Performance of LTE on a larger number of WECs also offers advantages if a site includes many turbines of the same type or manufacturer. This also applies to WECs with different owners and different years of construction as well as WECs for which continued operation has not yet even been taken into consideration. Specific turbine types or models from a manufacturer frequently show similar outcomes in continued operation.
With this in view, it often pays to focus not only on WECs that are nearing the end of their design lives, but also look at more recent converters nearby. In many cases this increases the odds for lifetime extension later on as it can enable typical defects and damage to be prevented easily and cost-effectively. Owners and managers who have good neighbourly relations should come together, discuss lifetime extension and initiate LTE jointly as a wise move for the future.
Finding the right time for LTE
TÜV SÜD recommends initiating and carrying out LTE in good time before the end of the design life. Basically, LTE can be carried out at any time, as it often represents a type of value report. A good practice is for managers to initiate LTE in the last regular year of operation. This ensures that they will obtain the assessment report six months before expiry of their equipment’s design life at the latest. This leaves them with enough time to establish the formal conditions for continuing the operation of their WEC or wind farm in compliance with the law (e.g. applying for permits or licences, updating insurance policies, initiating repairs and the future marketing of the electricity).

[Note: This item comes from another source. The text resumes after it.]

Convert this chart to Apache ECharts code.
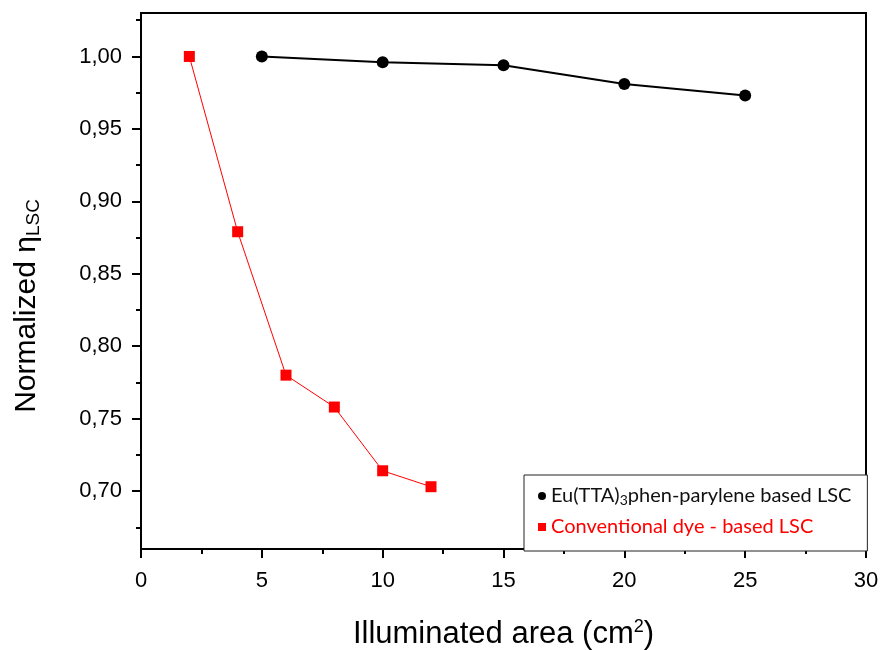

However, specialist expertise is required to make optimum use of this roughly six-month period and ensure the LTE is performed smoothly. At TÜV SÜD, LTE assessment reports are drawn up jointly by experts from multiple disciplines, working as a close-knit fixed team to deliver testing continuity and clear communication with the client. The largely automated reporting process fulfils all formal and technical LTE requirements. The experts use established industrial software to run computer simulation and load computations. An app developed especially for this purpose supports on-site inspection and documentation and automatically prepares a test report from the data entered.
Expertise is important
The final report is available within six to eight weeks of placement of order. But the standardised procedure of TÜV SÜD offers more than cost-effectiveness and time-efficiency. It also gives WEC owners and managers predictability. The clearly laid-out assessment report firstly ensures transparency of the capital expenditures required for continued operation, and secondly facilitates the approval procedure.
The experience of the TÜV SÜD experts has shown that even in the case of different WEC types, wind farms can often be assessed as a total complex. This clustering produces the synergistic effects described above. Ideally, managers need only one assessment report to cover the entire wind farm.
What are the cases where lifetime extension pays off?
Lifetime extension or continued operation makes good sense if
- a positive lifetime-extension assessment report exists,
- a marketing concept ensuring profitable continued operation is available,
- there are no legal concerns, and
- repowering is impossible or uneconomical.
Long lifetime extension is likely if the WEC
- has not been exposed to site conditions close to the WEC design,
- has undergone regular servicing and appropriate repair,
- has received periodical inspections, and is free from major defects according to the most recent inspection report (in year 18 or 19).